Cancioneiro da Ajuda, proveniente do Colégio dos Nobres, cuja livraria foi, em grande parte, incorporado na Real Biblioteca da Ajuda, após a extinção daquela instituição de ensino[7].



De entre as aquisições efectuadas com o objectivo de suprir as perdas causadas pelo terramoto de 1755, na Real livraria, destaca-se a da livraria do Conde de Redondo, pela raridade de alguns dos espécimenes que integrava. Destacamos alguns dos manuscritos daquela colecção, e que tendo rumado para o Brasil, regressariam a Ajuda, após 1821, com o conjunto dos manuscritos da livraria régia.



 







Foral da Vila do Touro, anteriormente pertencente à Livraria do Conde de Redondo. BA 52-XIII-27


Apesar de todas as vicissitudes pelas quais passou a Livraria régia foi sistematicamente reerguida e as suas perdas colmatadas. Como deixou escrito um dos seus últimos directores, a história da Biblioteca da Ajuda “(…) longa de pequenas e grandes tragédias, de trabalho insano, surdo e dedicado de gerações de bibliotecários, arquivistas e historiadores, de dezenas de milhares de livros perdidos, recuperados e emigrados (…)”[8] detém, na actualidade, um acervo de importância histórica e patrimonial de valor incalculável.

 MMB@BA


[1] BA 170-I-172/69. Disponível em: https://hemerotecadigital.cm-lisboa.pt/Periodicos/GazetadeLisboa/1749/Novembro/Novembro_item1/index.html

[2] Cunha Leão, Francisco, “A Biblioteca da Ajuda: das origens à actualidade”, Cadernos BAD, Lisboa, 1992, p. 196.

[3] Registo do Expediente do Particular, ANTT CR 2979, fl. 36v.

[4] Bastos, Celina, A Real Barraca no sitio de Nossa Senhora da Ajudo e as encomendas da Casa Real: alguns elementos para o seu estudo”, Revista de Artes Decorativas, Universidade Católica, 2007, pp.193-228. Disponível: em https://revistas.ucp.pt/index.php/revistaartesdecorativas/issue/view/977.

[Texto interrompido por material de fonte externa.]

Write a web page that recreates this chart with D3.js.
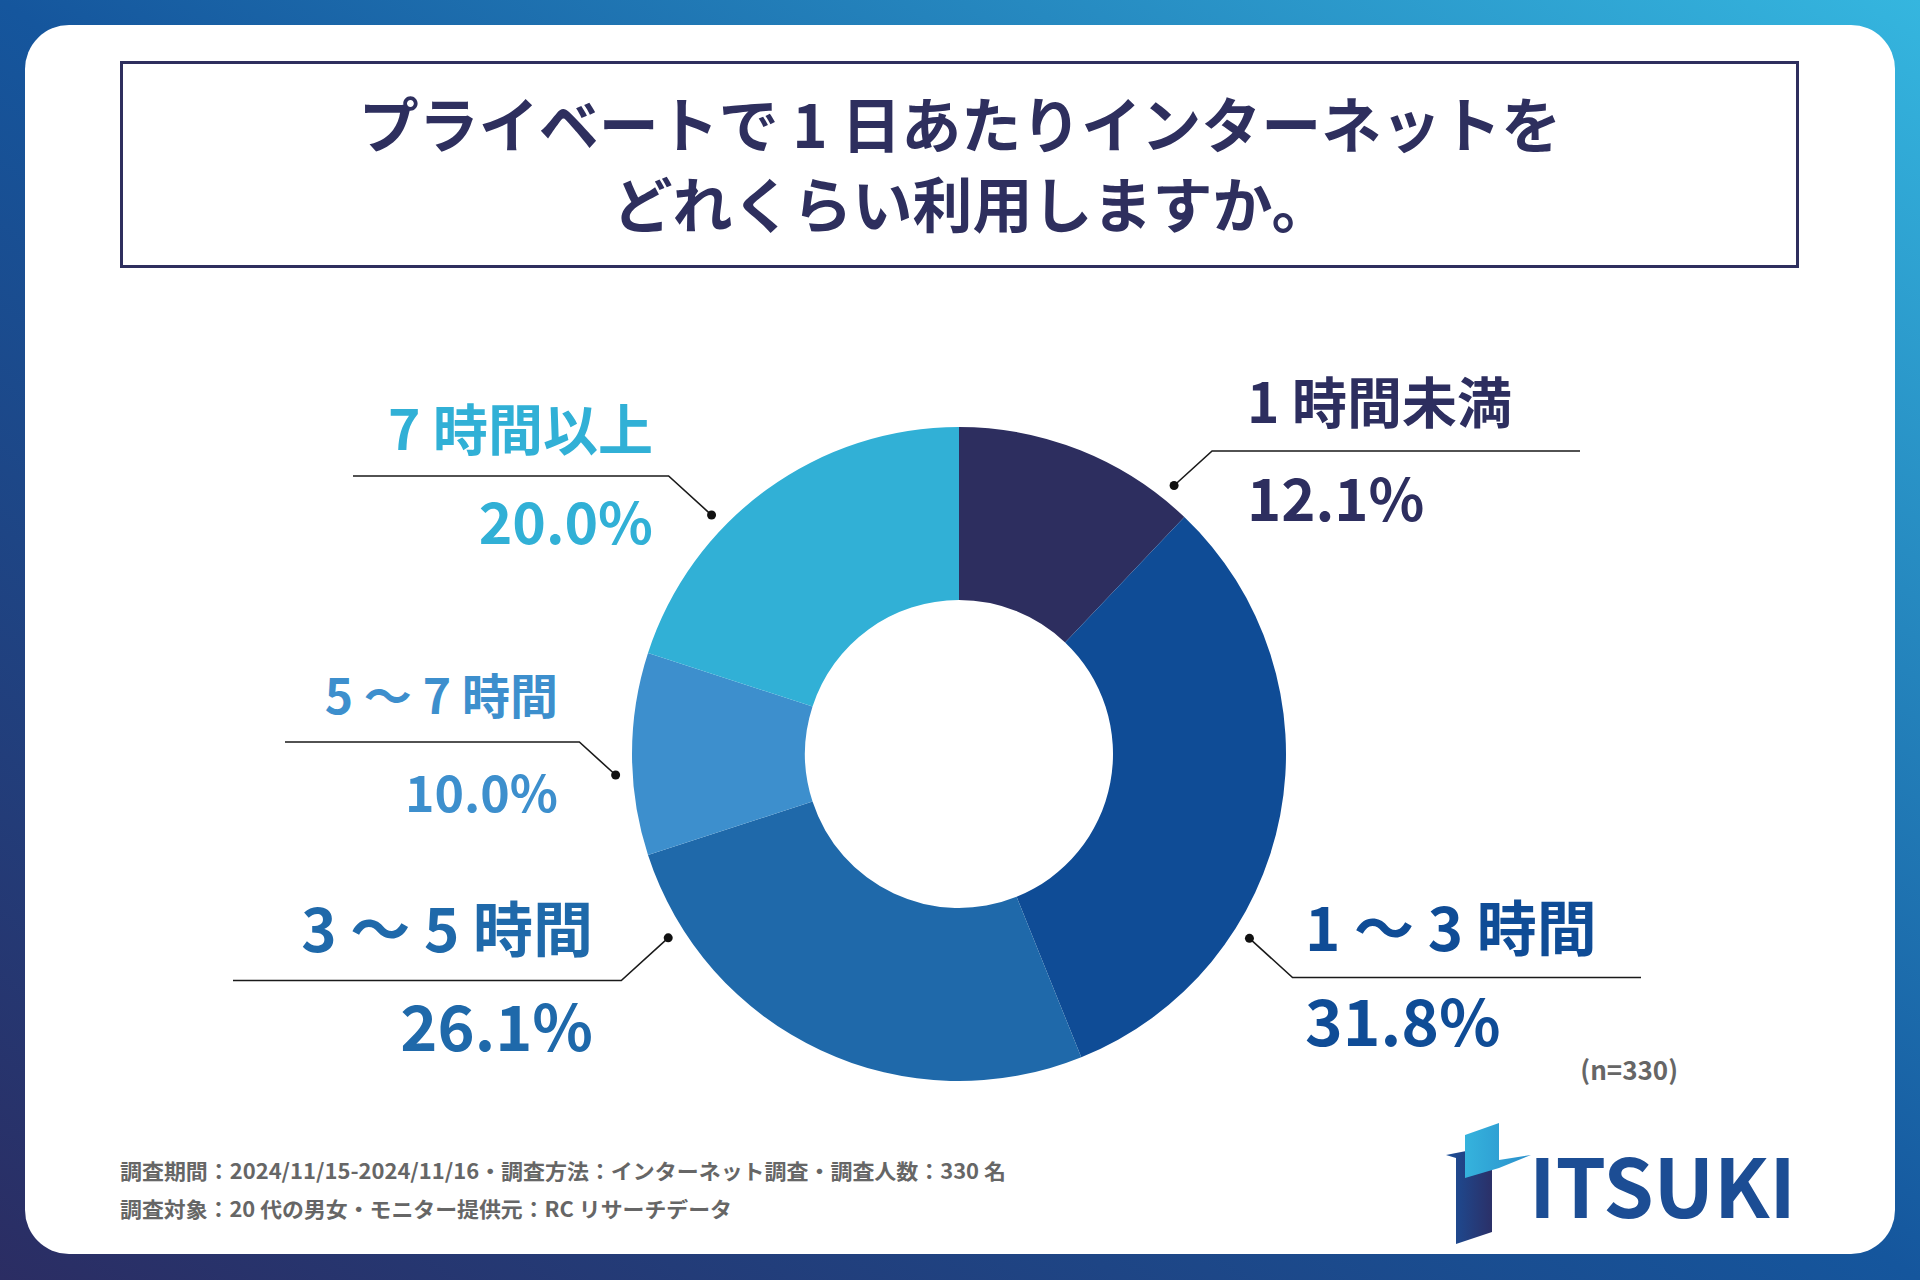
<!DOCTYPE html>
<html>
<head>
<meta charset="utf-8">
<script src="https://cdn.jsdelivr.net/npm/d3@7"></script>
<style>
  html, body { margin: 0; padding: 0; background: #fff; }
  svg { display: block; }
  text { font-family: "Noto Sans CJK JP", "Noto Sans", sans-serif; font-weight: 700; }
</style>
</head>
<body>
<div id="wrapper"></div>
<script>
// data
const categories = ["1 時間未満", "1 ～ 3 時間", "3 ～ 5 時間", "5 ～ 7 時間", "7 時間以上"];
const shares = [12.1, 31.8, 26.1, 10.0, 20.0];
const sliceColors = ["#2d2e5f", "#0f4c96", "#1f69aa", "#3d8fcd", "#31b0d6"];
const titleLines = ["プライベートで 1 日あたりインターネットを", "どれくらい利用しますか。"];
const sampleNote = "(n=330)";
const footerLines = [
    "調査期間：2024/11/15-2024/11/16・調査方法：インターネット調査・調査人数：330 名",
    "調査対象：20 代の男女・モニター提供元：RC リサーチデータ"
];

let dimension = {
    width: 1920,
    height: 1280,
    cx: 959,
    cy: 754,
    outer: 327,
    inner: 154
}

// where each callout sits: dot angle on ring, side, label box anchor
const callouts = [
    { angle: 38.7, side: 1, lineEnd: 1580, textX: 1247, nameY: 423, pctY: 521, nameSize: 55, pctSize: 58 },
    { angle: 122.4, side: 1, lineEnd: 1641, textX: 1305, nameY: 951, pctY: 1046, nameSize: 60, pctSize: 64 },
    { angle: 237.7, side: -1, lineEnd: 233, textX: 593, nameY: 952, pctY: 1051, nameSize: 60, pctSize: 63 },
    { angle: 266.5, side: -1, lineEnd: 285, textX: 558, nameY: 714, pctY: 812, nameSize: 48, pctSize: 50 },
    { angle: 314.0, side: -1, lineEnd: 353, textX: 653, nameY: 450, pctY: 544, nameSize: 55, pctSize: 57 }
];

function buildPlot() {
    const svg = d3.select("#wrapper").append("svg")
        .attr("width", dimension.width)
        .attr("height", dimension.height);

    const defs = svg.append("defs");
    const bg = defs.append("linearGradient")
        .attr("id", "bg")
        .attr("x1", "0").attr("y1", "1")
        .attr("x2", "1").attr("y2", "0");
    bg.append("stop").attr("offset", "0%").attr("stop-color", "#2b2d63");
    bg.append("stop").attr("offset", "50%").attr("stop-color", "#15569d");
    bg.append("stop").attr("offset", "100%").attr("stop-color", "#35b6df");

    const logoGrad = defs.append("linearGradient")
        .attr("id", "logoBar")
        .attr("x1", "0").attr("y1", "0").attr("x2", "1").attr("y2", "0");
    logoGrad.append("stop").attr("offset", "0%").attr("stop-color", "#1b4f98");
    logoGrad.append("stop").attr("offset", "100%").attr("stop-color", "#2b3068");

    const logoGrad2 = defs.append("linearGradient")
        .attr("id", "logoTop")
        .attr("x1", "0").attr("y1", "0").attr("x2", "1").attr("y2", "0");
    logoGrad2.append("stop").attr("offset", "0%").attr("stop-color", "#35b3dd");
    logoGrad2.append("stop").attr("offset", "100%").attr("stop-color", "#2a8fcb");

    svg.append("rect")
        .attr("width", dimension.width)
        .attr("height", dimension.height)
        .attr("fill", "url(#bg)");

    // white card
    svg.append("rect")
        .attr("x", 25).attr("y", 25)
        .attr("width", 1870).attr("height", 1229)
        .attr("rx", 44)
        .attr("fill", "#ffffff");

    // title box
    svg.append("rect")
        .attr("x", 121.5).attr("y", 62.5)
        .attr("width", 1676).attr("height", 204)
        .attr("fill", "none")
        .attr("stroke", "#2e2f5e")
        .attr("stroke-width", 3);

    svg.selectAll(".title")
        .data(titleLines)
        .enter()
        .append("text")
        .attr("class", "title")
        .attr("x", (d, i) => 960 + i * 12)
        .attr("y", (d, i) => 148 + i * 80)
        .attr("text-anchor", "middle")
        .attr("font-size", 60)
        .attr("fill", "#2e2f5e")
        .text(d => d);

    // donut
    const pie = d3.pie().sort(null).value(d => d);
    const arc = d3.arc().innerRadius(dimension.inner).outerRadius(dimension.outer);
    const arcs = pie(shares);

    const chart = svg.append("g")
        .attr("transform", `translate(${dimension.cx},${dimension.cy})`);

    chart.selectAll("path")
        .data(arcs)
        .enter()
        .append("path")
        .attr("d", arc)
        .attr("fill", (d, i) => sliceColors[i]);

    // callouts
    const dotR = dimension.outer + 17;
    callouts.forEach((c, i) => {
        const a = c.angle * Math.PI / 180;
        const dx = dimension.cx + Math.sin(a) * dotR;
        const dy = dimension.cy - Math.cos(a) * dotR;
        const lineY = (c.nameY + c.pctY) / 2 - 21;
        const bx = dx + c.side * Math.abs(lineY - dy) * 1.1;

        svg.append("path")
            .attr("d", d3.line()([[dx, dy], [bx, lineY], [c.lineEnd, lineY]]))
            .attr("fill", "none")
            .attr("stroke", "#1a1a1a")
            .attr("stroke-width", 1.6);

        svg.append("circle")
            .attr("cx", dx).attr("cy", dy)
            .attr("r", 4.5)
            .attr("fill", "#111");

        const anchor = c.side > 0 ? "start" : "end";
        svg.append("text")
            .attr("x", c.textX)
            .attr("y", c.nameY)
            .attr("text-anchor", anchor)
            .attr("font-size", c.nameSize)
            .attr("fill", sliceColors[i])
            .text(categories[i]);

        svg.append("text")
            .attr("x", c.textX)
            .attr("y", c.pctY)
            .attr("text-anchor", anchor)
            .attr("font-size", c.pctSize)
            .attr("fill", sliceColors[i])
            .text(d3.format(".1f")(shares[i]) + "%");
    });

    svg.append("text")
        .attr("x", 1678)
        .attr("y", 1080)
        .attr("text-anchor", "end")
        .attr("font-size", 26)
        .attr("fill", "#666")
        .text(sampleNote);

    // footer notes
    const footerWidths = [886, 612];
    svg.selectAll(".foot")
        .data(footerLines)
        .enter()
        .append("text")
        .attr("class", "foot")
        .attr("x", 120)
        .attr("y", (d, i) => 1179 + i * 38)
        .attr("font-size", 21)
        .attr("fill", "#666")
        .attr("textLength", (d, i) => footerWidths[i])
        .attr("lengthAdjust", "spacingAndGlyphs")
        .text(d => d);

    // logo
    const logo = svg.append("g");
    logo.append("path")
        .attr("d", "M1446,1155 L1456,1153 L1492,1146 L1492,1232 L1456,1244 L1456,1158 Z")
        .attr("fill", "url(#logoBar)");
    logo.append("path")
        .attr("d", "M1465,1135 L1499,1123 L1499,1160 L1531,1155 L1499,1168 L1465,1178 Z")
        .attr("fill", "url(#logoTop)");
    logo.append("text")
        .attr("x", 1529)
        .attr("y", 1218)
        .attr("font-family", "Roboto, 'Noto Sans', sans-serif")
        .attr("font-weight", 700)
        .attr("font-size", 81)
        .attr("textLength", 267)
        .attr("lengthAdjust", "spacing")
        .attr("fill", "#1c4d94")
        .text("ITSUKI");
}

buildPlot()
</script>
</body>
</html>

[6] Barros, Mafalda de Magalhães, “Banidos os proprietários das livrarias mas não os livros”, linha Editorial Estudos, Palácio Nacional da Ajuda, 2024. Disponível em: https://www.palacioajuda.gov.pt/paginas/69c4ddee-banidos-os-proprietarios-das-livrarias-mas-nao-os-livros

[7] Idem, Idem.

[8] Cunha Leão, Francisco, obra cit., 1992, p.